I actually think live action films could take a lesson from animation and have more strong female characters. Look at the superhero genre which has failed miserably to provide a single watchable female superhero movie. The Xmen and Black Widow are as close as we’ve gotten but eventually I hope we can get good writers who can translate some of the great female comic book characters onto the screen in leading roles. I don’t know why it is so hard (and I am very skeptical of the new Wonder Woman but we will see…)
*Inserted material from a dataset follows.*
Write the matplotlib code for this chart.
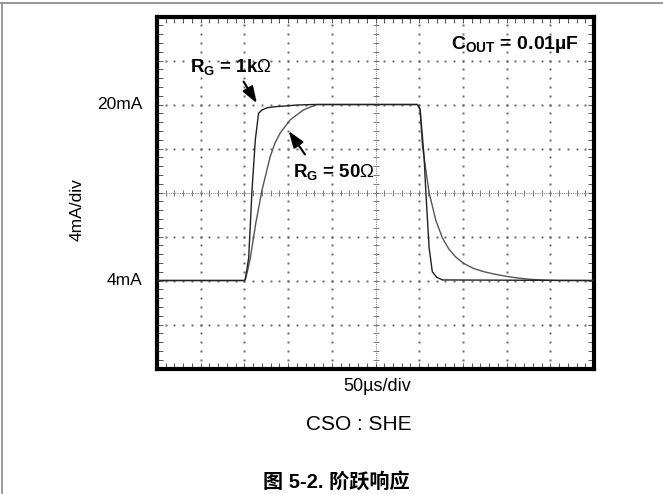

Because just like people thought ‘girl movies’ wouldn’t sell at Disney, they have thought ‘girl movies’ in dramas, comedies and anything non-romantic wouldn’t make money. I hope films like The Heat, Bridesmaids, The Blindside (and Frozen) have shown women can carry a picture and people will go if the writing is good. That’s always the key in any genre.
So what does my rambling mean? Well, basically that I hate it when women are objectified in film and only present to be beautiful love objects that transfix men. However, that does not mean I hate Princesses or Princess stories. I like girlie things. There is perhaps no more girly person than myself. I have a chandelier for goodness sakes in my bedroom. Princess movies can in fact be a tool to help encourage the right kinds of lessons in our girls and boys, so by discounting and discouraging them we miss out on stories which have lasted for generations partly because of their teaching ability.
Regardless girls deserve characters like Anna and Elsa in Frozen who have personalities, make mistakes, feel uncomfortable and insecure, have happy moments, fall in love and a range of other traits. And all girls do not have to be strong. They can be shy or withdrawn (the warrior woman can be an equal cliche) but give her something to say or do but to be oogled at by men. Boys deserve fleshed out characters too but they get it far more frequently in Harry Potter, Lord of the Rings, all the Pixar movies but Brave, Star Wars, All Superheroes shows and movies, I could go on…
It’s a sad thing when something as simple as the Bechdel test is failed by many movies or passed by technicalities. The Bechdel Test asks the question does a movie have 1. 2 named female characters who 2. have a conversation about something other than a man. It is shocking how many movies fail the test and to be fair many terrible, demeaning movies pass the test. It is merely a way to look at trends not individual pictures. In life females talk to females about things other than men and movies should show that. I guess if that makes me a raging crazy feminist than so be it…
So I say embrace pink. Embrace your Disney Princess and strong women in film. Not because you are or are not a feminist but because you are human and want to tell and see stories about half of the human race.
The Nostalgic Critic had an interesting editorial on this topic and he did bring up a good point about why are girls never queens, but princesses? I had never thought about it and it is a valid thought.